These same lessons were well learned earlier by Inland Empire law enforcement in Riverside and San Bernardino counties on May 6, 1980. Five young men who saw themselves as survivalists and "gun nuts" — not quite militia, not quite white supremacists — attempted to rob a bank.
They would later be described simply as rednecks (although several were Latinos). This "redneck" gang carefully studied the Anarchist Cookbook and led responding officers on a 25-mile running gun battle from Norco to the Lytle Creek area of the San Bernardino Mountains. They damaged or destroyed 33 patrol cars, shot down a sheriff's helicopter, wounded eight officers and killed Riverside County Sheriff's Deputy James Evans.
This redneck gang of five had built numerous improvised explosive devices (IEDs) made from gun powder, PVC pipe, cans, safety fuse, bottles and scraps of metal for shrapnel. Some IEDs were designed to be thrown like hand grenades but others were made to be launched from a shotgun and were effective out to quite a range.
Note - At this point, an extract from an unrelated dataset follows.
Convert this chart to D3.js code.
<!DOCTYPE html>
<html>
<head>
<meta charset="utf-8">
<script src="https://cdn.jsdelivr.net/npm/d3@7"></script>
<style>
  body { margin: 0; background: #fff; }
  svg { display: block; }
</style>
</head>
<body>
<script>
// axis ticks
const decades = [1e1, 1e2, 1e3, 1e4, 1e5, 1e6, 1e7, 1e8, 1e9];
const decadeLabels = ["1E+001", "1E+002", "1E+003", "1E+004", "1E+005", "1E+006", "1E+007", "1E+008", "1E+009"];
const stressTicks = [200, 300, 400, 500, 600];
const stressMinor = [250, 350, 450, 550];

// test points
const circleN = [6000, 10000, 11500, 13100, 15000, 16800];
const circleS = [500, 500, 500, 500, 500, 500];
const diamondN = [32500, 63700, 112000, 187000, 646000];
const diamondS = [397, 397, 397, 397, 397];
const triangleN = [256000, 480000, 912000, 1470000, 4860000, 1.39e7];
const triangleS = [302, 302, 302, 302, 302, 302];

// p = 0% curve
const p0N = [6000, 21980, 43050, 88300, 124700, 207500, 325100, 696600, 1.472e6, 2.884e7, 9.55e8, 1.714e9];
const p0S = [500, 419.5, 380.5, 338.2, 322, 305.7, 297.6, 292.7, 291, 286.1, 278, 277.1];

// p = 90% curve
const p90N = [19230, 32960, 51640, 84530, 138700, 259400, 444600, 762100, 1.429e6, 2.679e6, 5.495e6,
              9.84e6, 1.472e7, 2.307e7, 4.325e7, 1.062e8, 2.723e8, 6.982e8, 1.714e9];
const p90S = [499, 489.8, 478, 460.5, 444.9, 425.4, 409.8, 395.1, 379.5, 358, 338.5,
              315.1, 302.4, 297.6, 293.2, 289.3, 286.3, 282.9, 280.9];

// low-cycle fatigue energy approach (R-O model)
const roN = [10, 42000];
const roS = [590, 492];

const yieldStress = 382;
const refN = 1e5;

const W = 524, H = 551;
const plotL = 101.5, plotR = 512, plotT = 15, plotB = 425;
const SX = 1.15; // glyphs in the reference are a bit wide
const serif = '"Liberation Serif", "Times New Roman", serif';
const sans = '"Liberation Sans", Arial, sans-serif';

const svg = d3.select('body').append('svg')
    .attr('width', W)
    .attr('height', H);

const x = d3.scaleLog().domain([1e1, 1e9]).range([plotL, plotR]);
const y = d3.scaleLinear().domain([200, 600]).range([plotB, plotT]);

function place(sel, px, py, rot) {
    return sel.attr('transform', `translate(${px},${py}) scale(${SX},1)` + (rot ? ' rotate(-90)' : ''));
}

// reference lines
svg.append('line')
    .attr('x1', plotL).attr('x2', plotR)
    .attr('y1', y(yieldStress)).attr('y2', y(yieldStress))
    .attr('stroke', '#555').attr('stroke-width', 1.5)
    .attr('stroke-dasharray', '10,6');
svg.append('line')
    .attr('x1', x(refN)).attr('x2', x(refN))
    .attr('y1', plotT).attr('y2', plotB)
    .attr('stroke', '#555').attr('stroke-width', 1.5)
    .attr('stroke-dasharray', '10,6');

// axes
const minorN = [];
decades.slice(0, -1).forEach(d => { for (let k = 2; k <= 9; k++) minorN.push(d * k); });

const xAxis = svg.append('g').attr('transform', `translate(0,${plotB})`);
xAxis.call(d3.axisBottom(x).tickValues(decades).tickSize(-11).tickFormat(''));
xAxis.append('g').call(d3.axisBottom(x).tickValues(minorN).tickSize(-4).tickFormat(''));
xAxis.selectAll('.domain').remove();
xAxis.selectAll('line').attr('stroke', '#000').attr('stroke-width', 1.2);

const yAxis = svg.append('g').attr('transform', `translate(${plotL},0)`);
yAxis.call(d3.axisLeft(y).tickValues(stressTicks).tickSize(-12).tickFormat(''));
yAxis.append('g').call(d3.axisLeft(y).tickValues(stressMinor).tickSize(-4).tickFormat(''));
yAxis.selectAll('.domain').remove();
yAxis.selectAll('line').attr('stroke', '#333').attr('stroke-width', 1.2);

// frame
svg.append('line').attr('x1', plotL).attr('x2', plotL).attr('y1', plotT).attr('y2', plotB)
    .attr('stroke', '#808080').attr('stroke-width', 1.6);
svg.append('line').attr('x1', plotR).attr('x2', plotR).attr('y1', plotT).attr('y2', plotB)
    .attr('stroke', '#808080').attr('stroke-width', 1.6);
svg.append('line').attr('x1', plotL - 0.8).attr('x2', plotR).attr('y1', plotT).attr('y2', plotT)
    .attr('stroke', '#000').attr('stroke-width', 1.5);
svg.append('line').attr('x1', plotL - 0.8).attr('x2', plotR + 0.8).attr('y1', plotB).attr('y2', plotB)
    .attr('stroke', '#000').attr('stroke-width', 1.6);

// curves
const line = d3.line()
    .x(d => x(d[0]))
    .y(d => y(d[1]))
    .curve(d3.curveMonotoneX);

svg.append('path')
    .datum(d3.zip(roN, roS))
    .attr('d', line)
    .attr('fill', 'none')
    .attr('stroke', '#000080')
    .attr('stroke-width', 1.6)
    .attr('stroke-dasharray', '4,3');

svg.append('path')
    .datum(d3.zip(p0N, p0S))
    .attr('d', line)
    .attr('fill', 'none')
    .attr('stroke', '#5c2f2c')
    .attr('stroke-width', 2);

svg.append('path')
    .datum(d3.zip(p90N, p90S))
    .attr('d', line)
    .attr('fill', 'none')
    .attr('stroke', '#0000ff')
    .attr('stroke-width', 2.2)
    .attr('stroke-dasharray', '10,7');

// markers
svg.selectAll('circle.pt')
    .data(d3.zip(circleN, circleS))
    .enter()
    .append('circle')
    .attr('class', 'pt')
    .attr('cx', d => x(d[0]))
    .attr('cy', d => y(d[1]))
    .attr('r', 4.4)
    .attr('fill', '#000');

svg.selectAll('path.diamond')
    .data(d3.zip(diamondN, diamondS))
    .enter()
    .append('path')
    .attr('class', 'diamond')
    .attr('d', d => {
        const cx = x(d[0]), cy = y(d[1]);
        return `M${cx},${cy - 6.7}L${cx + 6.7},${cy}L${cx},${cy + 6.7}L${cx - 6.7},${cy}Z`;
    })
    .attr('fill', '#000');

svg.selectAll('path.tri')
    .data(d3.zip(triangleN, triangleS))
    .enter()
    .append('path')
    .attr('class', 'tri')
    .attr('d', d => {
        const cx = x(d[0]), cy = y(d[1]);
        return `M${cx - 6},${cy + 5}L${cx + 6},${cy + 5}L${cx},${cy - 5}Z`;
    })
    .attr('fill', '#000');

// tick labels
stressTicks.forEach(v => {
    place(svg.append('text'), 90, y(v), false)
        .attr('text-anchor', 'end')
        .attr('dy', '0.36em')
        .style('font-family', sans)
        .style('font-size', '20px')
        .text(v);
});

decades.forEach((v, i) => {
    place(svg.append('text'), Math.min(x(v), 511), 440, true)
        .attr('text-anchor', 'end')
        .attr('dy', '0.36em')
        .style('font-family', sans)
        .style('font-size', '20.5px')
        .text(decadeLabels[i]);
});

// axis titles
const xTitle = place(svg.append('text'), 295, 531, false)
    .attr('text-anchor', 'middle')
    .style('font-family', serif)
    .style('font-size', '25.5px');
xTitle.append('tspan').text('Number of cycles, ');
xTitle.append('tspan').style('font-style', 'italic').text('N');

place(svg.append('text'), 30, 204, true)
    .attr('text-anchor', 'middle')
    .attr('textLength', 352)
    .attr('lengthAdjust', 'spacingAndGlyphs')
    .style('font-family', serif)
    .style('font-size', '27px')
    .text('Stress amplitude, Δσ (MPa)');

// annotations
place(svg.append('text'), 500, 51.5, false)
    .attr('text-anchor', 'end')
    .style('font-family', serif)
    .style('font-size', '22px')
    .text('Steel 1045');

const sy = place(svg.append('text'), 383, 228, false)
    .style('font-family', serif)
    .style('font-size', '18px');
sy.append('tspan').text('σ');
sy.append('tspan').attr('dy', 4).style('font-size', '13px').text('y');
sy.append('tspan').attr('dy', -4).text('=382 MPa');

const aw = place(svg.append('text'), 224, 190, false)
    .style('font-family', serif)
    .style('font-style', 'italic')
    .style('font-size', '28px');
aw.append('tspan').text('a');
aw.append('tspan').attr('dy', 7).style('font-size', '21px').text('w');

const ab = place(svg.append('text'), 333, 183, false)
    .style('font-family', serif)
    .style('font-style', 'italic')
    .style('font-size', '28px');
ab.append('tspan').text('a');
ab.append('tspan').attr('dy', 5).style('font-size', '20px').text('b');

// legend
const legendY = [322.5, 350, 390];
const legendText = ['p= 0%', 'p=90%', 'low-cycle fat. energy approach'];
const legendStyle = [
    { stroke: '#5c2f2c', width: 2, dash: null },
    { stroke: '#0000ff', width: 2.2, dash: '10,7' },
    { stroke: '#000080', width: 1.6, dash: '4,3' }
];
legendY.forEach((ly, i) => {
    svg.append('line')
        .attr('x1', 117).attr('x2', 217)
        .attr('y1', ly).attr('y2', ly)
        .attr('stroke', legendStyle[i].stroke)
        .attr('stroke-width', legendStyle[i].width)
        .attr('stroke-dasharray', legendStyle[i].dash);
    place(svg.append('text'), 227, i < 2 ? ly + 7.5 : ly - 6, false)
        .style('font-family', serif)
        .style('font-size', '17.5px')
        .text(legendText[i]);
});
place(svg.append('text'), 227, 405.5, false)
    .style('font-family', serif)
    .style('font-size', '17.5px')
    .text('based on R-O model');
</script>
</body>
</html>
Several of the shotgun-launched IEDs were fragmentary grenades and others were incendiary devices.
The gang had practiced and zeroed in their handguns, shotguns and AR-15, .223-caliber rifle in an unsupervised shooting area called Lytle Creek. Years later, a public shooting range would be built there.
This gang was made up of Beliasro Delgado, 17, and his brother Manuel Delgado. The oldest member was 30-year-old Christopher Gregory Harven of Mira Loma. The remaining members were Russell Harven, 27, of Anaheim and the brains of the gang George Wayne Smith, 28, of Cypress.